- _EXERCISE GOAL_
Write out, word for word, only the data from its first line to the line containing "(0,0) rectangle (1123,885);".

***** GIVEN INFORMATION

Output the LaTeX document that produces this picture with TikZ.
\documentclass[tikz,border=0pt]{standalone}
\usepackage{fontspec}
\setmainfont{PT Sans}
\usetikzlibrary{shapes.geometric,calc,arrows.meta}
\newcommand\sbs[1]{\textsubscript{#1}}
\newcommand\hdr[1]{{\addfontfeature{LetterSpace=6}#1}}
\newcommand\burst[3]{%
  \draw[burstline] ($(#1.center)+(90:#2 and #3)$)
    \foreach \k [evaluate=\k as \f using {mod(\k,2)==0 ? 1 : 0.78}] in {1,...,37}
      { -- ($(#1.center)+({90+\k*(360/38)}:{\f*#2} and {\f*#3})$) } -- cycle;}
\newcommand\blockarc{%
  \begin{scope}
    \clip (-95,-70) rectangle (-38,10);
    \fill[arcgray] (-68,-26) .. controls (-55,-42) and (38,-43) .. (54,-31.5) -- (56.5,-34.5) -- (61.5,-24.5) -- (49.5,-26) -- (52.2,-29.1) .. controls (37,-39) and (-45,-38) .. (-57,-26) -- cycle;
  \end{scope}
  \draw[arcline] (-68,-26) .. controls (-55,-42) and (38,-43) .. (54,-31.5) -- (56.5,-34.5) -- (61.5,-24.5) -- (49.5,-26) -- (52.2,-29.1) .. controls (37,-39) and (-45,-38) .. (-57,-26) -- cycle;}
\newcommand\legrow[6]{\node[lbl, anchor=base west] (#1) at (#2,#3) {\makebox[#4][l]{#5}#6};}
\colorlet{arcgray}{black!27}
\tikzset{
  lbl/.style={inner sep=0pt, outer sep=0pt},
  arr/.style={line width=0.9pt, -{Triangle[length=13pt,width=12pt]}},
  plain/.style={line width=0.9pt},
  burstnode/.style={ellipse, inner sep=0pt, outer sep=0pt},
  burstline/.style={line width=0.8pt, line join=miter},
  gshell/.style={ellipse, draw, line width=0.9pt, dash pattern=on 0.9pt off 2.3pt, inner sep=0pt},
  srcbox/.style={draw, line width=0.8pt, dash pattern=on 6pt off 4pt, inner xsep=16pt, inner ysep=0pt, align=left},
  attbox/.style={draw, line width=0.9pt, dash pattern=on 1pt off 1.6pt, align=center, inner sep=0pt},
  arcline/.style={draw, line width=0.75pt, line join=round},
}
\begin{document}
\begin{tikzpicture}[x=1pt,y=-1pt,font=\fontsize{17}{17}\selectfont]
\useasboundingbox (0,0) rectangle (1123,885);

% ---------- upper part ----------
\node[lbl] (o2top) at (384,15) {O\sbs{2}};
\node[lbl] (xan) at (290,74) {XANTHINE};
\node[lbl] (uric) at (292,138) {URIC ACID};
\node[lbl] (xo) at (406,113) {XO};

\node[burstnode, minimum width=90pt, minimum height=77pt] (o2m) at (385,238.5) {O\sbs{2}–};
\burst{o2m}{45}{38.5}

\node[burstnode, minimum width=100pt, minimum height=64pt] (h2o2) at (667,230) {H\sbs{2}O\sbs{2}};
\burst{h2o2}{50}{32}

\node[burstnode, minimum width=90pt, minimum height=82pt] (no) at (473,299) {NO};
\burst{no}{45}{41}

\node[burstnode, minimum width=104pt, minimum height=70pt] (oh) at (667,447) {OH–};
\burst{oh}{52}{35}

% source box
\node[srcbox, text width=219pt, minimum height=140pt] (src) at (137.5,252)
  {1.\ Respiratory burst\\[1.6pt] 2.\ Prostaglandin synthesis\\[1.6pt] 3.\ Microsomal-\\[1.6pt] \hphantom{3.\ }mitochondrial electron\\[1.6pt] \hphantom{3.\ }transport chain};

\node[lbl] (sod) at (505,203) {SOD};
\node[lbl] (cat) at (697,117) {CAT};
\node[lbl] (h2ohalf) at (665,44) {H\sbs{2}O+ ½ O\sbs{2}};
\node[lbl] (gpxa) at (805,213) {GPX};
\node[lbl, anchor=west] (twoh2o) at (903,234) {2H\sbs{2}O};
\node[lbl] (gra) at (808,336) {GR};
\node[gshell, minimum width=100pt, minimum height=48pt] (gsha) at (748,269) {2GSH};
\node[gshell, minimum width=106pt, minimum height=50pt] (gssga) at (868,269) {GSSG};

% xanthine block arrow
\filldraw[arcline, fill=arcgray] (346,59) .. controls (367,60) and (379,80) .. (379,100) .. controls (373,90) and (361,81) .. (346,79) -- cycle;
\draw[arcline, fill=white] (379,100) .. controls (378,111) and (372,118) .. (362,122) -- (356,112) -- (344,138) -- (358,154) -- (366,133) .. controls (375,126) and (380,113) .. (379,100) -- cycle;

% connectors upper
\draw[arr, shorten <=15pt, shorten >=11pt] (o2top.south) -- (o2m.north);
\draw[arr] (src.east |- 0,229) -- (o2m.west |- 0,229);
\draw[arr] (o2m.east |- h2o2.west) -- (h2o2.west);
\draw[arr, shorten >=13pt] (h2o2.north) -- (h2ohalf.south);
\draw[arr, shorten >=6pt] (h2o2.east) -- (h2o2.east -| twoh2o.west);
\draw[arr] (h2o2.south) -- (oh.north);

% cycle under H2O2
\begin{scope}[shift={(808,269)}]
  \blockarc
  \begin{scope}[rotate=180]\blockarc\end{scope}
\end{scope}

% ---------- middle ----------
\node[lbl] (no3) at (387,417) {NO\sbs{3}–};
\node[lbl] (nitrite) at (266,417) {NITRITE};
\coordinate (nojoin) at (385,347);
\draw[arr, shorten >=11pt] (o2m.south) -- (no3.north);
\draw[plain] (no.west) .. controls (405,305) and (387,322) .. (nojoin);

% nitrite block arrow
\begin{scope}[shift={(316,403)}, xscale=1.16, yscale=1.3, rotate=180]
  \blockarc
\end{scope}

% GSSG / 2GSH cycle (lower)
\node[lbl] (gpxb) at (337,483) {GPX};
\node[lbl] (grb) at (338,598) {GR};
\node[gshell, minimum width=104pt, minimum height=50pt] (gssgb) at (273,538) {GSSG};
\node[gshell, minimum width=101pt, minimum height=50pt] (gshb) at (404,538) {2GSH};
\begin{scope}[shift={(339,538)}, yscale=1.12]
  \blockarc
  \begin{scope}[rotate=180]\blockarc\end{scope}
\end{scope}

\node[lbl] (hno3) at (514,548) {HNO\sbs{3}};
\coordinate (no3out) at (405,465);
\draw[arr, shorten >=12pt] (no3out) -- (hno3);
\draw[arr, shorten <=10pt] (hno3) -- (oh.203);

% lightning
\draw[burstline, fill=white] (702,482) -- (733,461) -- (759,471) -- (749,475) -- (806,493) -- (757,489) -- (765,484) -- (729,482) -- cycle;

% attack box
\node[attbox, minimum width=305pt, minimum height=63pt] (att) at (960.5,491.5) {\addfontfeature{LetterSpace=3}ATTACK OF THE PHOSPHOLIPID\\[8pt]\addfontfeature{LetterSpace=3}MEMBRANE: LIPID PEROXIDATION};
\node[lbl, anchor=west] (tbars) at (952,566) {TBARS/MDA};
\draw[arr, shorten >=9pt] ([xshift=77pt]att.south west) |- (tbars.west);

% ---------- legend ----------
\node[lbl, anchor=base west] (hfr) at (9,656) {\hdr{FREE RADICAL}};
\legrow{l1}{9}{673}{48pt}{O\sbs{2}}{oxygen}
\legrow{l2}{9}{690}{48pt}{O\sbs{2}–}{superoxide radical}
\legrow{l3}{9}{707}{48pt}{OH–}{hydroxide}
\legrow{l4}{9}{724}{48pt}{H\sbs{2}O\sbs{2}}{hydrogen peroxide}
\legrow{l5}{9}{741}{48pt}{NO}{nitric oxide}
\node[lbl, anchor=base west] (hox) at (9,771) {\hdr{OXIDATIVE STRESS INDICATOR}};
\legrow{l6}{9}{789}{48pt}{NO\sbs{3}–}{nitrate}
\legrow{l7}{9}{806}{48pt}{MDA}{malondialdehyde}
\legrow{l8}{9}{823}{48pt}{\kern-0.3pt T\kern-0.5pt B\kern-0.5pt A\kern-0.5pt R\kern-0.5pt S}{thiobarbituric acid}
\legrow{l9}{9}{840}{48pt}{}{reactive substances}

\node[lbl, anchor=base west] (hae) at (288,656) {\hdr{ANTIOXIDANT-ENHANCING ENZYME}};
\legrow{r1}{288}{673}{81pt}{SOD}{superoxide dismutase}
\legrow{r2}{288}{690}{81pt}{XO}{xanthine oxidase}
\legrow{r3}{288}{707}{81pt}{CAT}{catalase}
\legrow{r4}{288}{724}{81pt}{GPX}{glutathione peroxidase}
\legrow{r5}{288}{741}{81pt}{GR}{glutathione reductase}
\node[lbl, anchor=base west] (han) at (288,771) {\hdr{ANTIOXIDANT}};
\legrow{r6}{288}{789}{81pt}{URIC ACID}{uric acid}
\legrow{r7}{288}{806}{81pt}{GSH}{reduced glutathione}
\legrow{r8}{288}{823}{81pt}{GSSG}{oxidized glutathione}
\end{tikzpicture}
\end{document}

**********

- _REPLY TO THE EXERCISE_
Output the LaTeX document that produces this picture with TikZ.
\documentclass[tikz,border=0pt]{standalone}
\usepackage{fontspec}
\setmainfont{PT Sans}
\usetikzlibrary{shapes.geometric,calc,arrows.meta}
\newcommand\sbs[1]{\textsubscript{#1}}
\newcommand\hdr[1]{{\addfontfeature{LetterSpace=6}#1}}
\newcommand\burst[3]{%
  \draw[burstline] ($(#1.center)+(90:#2 and #3)$)
    \foreach \k [evaluate=\k as \f using {mod(\k,2)==0 ? 1 : 0.78}] in {1,...,37}
      { -- ($(#1.center)+({90+\k*(360/38)}:{\f*#2} and {\f*#3})$) } -- cycle;}
\newcommand\blockarc{%
  \begin{scope}
    \clip (-95,-70) rectangle (-38,10);
    \fill[arcgray] (-68,-26) .. controls (-55,-42) and (38,-43) .. (54,-31.5) -- (56.5,-34.5) -- (61.5,-24.5) -- (49.5,-26) -- (52.2,-29.1) .. controls (37,-39) and (-45,-38) .. (-57,-26) -- cycle;
  \end{scope}
  \draw[arcline] (-68,-26) .. controls (-55,-42) and (38,-43) .. (54,-31.5) -- (56.5,-34.5) -- (61.5,-24.5) -- (49.5,-26) -- (52.2,-29.1) .. controls (37,-39) and (-45,-38) .. (-57,-26) -- cycle;}
\newcommand\legrow[6]{\node[lbl, anchor=base west] (#1) at (#2,#3) {\makebox[#4][l]{#5}#6};}
\colorlet{arcgray}{black!27}
\tikzset{
  lbl/.style={inner sep=0pt, outer sep=0pt},
  arr/.style={line width=0.9pt, -{Triangle[length=13pt,width=12pt]}},
  plain/.style={line width=0.9pt},
  burstnode/.style={ellipse, inner sep=0pt, outer sep=0pt},
  burstline/.style={line width=0.8pt, line join=miter},
  gshell/.style={ellipse, draw, line width=0.9pt, dash pattern=on 0.9pt off 2.3pt, inner sep=0pt},
  srcbox/.style={draw, line width=0.8pt, dash pattern=on 6pt off 4pt, inner xsep=16pt, inner ysep=0pt, align=left},
  attbox/.style={draw, line width=0.9pt, dash pattern=on 1pt off 1.6pt, align=center, inner sep=0pt},
  arcline/.style={draw, line width=0.75pt, line join=round},
}
\begin{document}
\begin{tikzpicture}[x=1pt,y=-1pt,font=\fontsize{17}{17}\selectfont]
\useasboundingbox (0,0) rectangle (1123,885);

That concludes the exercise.